Posted: Thu May 23, 2002 2:50 am
by Preuss
In one of my 2 games where I am playing the Reds, I've just suffered a major blow. ...I'll give a short description of my overall situation.
We were in snow after the first rains.
My clever opponent has all of his panzer corps in the area around Moscow. To the south, he is about 3 hexes shy of Rostov, on a line from just west of Voronezh through Kharkov.
In the far north, a pocket of about 6 corps lies encircled in leningrad, out of supply...he's currently reducing this pocket.
More of my corps are to the east of the Leningrad area, marching to relieve the Leningrad pocket...my hopes aren't high about getting their in time to save the city and it's new factories....I had evacuated some, but new tank factories seem to have sprung up in the interim.
This is where it gets nasty...
The Moscow area is a huge salient, with rings of corps three ranks deep in a huge 'C' around the city. All of the corps in the 'C' have either one tank and 4 infantry divs, or five infantry divs . Support units are in corps wherever I can place them. My Shock Armies contain 2 tank and 3 infantry div's with more supporting arms than the other corps. Entrenchment values were high...special emphasis on the 'were'.
With his panzers, he cut a diagonal line, one hex wide, from NE to SW directly in front of Moscow, effectively cutting off 1/2 of the Moscow defenses from their brothers to the east.
Every available corps attacked this line of steel, though due to Soviet command...or lack thereof...the attacks were disjointed and utterly unsuccessful.
Moscow is held in some strength, but I don't know how long it will hold...fortunately it's still in supply
Uncle Joe is not happy, and has sacked Zhukov, Konev, and Malinovskii... Our friend, Comrade Beria has his staff disinfecting the 'tools' of their trade while select NKVD men oil their pistols in the darkened chambers of the Lubyanka. The smell of fear permeats those halls of suffering.
My turn ended with the rains falling again...I've no idea what will happen next.

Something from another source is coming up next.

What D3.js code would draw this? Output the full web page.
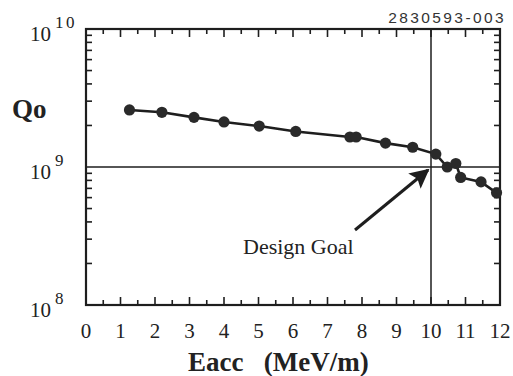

Posted: Thu May 23, 2002 11:16 am
by Chairman
I think you are going to do the same to me;) would you rethink your strategy and not take Leningrad and the southern pocket:rolleyes:

Anders

Posted: Thu May 23, 2002 2:14 pm
by Preuss
Chairman,
That would go against der Fuhrer's strategy. Fuhrerbefehl 213 orders that the Kiev pocket be reduced and that the historic city of Lenin's name be captured and renamed Friederichburg.
Moskau will fall...in time. It's new name will be Bismarckstadt.
In all seriousness...taking Moscow before the first snows was never my goal. Now you just have to ask yourself: "do I believe him?"

Re: Situation Desperate!

Posted: Thu May 23, 2002 3:23 pm
by Ed Cogburn
Originally posted by Preuss
All of the corps in the 'C' have either one tank and 4 infantry divs, or five infantry divs . Support units are in corps wherever I can place them.

Unless something has changed that I don't know about, you're overfilling your infantry corps. The stacking limit is 5, and a tank corps counts as 3. So with a tank corps and 4 inf divisions, the stacking value is 7. This will lead to random readiness losses of 10% for units in the corps. This may not make a difference in your situation, but a max stacking limit of 6 is suggested. With 6 you lose randomly about 5% readiness which may not hurt that bad, making it worthwhile to have that extra infantry division there. Does having 2 extra divisions, with 10% readiness losses, still add up to a stronger unit that one with only 5 stacking points?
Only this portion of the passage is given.